■ **AIM**: Leave out the pictures, and write out exactly the lines from the beginning of the material to the line holding "plt.rcParams['font.family'] = ['Inter', 'DejaVu", that line included, and nothing else.

■ **PROVIDED DATA**:
╭──

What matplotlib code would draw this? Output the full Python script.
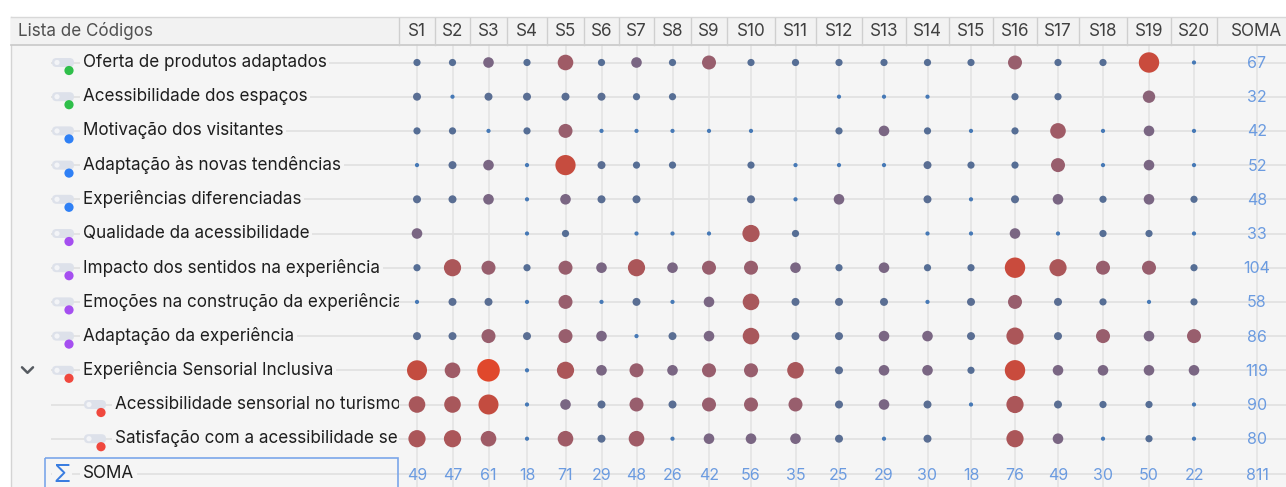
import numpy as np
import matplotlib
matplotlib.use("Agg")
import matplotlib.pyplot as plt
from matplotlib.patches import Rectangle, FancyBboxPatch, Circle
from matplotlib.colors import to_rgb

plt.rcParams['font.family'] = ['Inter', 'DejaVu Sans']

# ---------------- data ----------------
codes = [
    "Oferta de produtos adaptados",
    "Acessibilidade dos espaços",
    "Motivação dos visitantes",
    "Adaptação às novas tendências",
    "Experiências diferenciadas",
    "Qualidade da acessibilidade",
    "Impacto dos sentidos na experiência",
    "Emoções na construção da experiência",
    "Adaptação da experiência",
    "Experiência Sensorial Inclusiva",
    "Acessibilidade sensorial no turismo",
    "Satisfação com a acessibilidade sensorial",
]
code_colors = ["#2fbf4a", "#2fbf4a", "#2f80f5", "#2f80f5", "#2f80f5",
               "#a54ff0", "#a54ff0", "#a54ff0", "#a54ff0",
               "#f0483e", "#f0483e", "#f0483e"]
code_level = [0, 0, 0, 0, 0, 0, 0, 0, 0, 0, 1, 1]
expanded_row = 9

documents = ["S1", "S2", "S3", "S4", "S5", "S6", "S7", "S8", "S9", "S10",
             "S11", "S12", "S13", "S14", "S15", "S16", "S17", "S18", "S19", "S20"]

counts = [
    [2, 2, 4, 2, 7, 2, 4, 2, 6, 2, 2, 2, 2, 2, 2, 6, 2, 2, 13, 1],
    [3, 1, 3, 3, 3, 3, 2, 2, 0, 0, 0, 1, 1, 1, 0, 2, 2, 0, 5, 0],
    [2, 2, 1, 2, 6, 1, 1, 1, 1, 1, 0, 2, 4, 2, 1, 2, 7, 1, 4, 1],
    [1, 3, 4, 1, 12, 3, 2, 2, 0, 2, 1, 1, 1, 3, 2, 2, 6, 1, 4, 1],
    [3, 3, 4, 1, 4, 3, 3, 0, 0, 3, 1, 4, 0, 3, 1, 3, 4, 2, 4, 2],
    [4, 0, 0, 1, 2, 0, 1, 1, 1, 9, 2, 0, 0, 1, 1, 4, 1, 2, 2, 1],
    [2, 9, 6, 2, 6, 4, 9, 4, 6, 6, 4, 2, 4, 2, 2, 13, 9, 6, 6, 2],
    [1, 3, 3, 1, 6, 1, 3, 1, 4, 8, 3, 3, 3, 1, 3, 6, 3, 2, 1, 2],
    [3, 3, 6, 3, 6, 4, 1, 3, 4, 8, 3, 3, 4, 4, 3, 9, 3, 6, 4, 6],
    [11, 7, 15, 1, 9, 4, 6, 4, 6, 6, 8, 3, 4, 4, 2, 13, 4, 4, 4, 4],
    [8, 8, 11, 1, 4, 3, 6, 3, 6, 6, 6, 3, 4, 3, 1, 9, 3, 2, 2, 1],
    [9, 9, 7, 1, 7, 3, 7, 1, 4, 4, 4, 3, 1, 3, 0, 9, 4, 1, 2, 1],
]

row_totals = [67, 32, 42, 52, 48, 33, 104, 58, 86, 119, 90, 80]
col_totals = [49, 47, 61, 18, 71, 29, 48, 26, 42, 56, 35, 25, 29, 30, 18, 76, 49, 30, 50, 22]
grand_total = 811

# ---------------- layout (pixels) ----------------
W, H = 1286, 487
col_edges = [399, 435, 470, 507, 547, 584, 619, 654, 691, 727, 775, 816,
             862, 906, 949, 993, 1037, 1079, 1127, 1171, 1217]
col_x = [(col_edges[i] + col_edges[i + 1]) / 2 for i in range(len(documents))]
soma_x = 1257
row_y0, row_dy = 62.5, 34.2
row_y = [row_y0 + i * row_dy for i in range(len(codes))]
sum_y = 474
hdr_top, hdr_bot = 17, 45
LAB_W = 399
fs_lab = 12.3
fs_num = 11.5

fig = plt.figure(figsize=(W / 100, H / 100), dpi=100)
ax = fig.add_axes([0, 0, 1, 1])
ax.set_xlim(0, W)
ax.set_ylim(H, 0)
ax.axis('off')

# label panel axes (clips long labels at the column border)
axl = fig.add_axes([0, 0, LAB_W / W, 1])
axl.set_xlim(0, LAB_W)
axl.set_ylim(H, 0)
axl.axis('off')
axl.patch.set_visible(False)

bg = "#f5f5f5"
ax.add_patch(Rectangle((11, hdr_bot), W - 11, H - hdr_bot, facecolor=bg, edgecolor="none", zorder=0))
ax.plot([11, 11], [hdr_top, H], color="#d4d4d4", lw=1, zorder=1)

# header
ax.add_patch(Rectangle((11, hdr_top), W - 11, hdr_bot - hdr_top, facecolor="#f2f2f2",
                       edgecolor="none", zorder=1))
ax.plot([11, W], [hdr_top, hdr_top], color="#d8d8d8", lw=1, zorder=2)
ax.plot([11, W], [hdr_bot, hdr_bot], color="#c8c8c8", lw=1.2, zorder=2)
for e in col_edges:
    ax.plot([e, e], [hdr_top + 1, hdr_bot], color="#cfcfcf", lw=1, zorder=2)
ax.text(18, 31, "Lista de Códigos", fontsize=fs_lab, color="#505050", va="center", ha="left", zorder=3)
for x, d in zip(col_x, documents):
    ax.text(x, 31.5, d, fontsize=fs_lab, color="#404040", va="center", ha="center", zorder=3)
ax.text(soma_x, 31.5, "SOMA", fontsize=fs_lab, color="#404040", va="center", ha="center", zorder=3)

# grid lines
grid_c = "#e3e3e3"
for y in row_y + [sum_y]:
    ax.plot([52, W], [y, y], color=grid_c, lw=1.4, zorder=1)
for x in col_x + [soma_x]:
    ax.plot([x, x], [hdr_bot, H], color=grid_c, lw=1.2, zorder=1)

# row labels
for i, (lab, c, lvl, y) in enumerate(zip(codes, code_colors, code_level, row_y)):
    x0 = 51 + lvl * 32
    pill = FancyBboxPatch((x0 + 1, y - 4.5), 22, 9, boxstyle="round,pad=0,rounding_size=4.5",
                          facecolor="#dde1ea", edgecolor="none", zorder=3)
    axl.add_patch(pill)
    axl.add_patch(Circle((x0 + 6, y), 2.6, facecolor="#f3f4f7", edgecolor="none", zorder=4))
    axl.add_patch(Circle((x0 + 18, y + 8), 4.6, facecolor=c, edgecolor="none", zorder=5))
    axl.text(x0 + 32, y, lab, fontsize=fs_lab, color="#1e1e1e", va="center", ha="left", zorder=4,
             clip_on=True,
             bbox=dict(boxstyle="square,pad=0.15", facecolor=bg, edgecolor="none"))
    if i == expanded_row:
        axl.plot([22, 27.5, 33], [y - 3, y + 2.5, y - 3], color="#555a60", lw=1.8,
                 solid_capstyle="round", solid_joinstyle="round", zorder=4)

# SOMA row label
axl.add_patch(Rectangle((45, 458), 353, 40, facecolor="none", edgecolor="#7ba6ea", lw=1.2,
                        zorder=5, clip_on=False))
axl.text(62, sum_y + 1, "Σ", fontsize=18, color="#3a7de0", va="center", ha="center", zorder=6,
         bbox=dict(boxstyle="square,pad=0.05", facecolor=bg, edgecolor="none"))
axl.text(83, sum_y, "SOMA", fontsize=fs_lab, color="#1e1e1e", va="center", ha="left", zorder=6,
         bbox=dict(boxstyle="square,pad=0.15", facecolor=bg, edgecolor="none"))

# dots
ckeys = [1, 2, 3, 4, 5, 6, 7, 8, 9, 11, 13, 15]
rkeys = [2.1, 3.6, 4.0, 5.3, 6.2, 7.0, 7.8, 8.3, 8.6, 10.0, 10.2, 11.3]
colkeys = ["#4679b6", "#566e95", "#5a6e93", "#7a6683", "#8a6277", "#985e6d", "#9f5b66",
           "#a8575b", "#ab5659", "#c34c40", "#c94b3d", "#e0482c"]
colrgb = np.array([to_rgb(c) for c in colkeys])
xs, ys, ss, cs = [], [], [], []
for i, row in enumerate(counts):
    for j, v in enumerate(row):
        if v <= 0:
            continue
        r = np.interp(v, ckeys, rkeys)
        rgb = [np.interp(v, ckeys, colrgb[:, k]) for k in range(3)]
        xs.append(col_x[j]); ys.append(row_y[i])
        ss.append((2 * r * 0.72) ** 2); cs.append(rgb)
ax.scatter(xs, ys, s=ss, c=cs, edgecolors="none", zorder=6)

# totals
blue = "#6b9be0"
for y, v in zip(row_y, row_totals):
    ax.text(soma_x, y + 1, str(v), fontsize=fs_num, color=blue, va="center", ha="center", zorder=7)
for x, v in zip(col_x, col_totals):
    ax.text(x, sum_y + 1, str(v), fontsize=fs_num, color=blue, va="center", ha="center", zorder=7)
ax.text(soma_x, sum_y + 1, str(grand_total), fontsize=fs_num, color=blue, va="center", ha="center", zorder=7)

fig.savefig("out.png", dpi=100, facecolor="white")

╰──

■ **THE REPLY**:
What matplotlib code would draw this? Output the full Python script.
import numpy as np
import matplotlib
matplotlib.use("Agg")
import matplotlib.pyplot as plt
from matplotlib.patches import Rectangle, FancyBboxPatch, Circle
from matplotlib.colors import to_rgb

plt.rcParams['font.family'] = ['Inter', 'DejaVu Sans']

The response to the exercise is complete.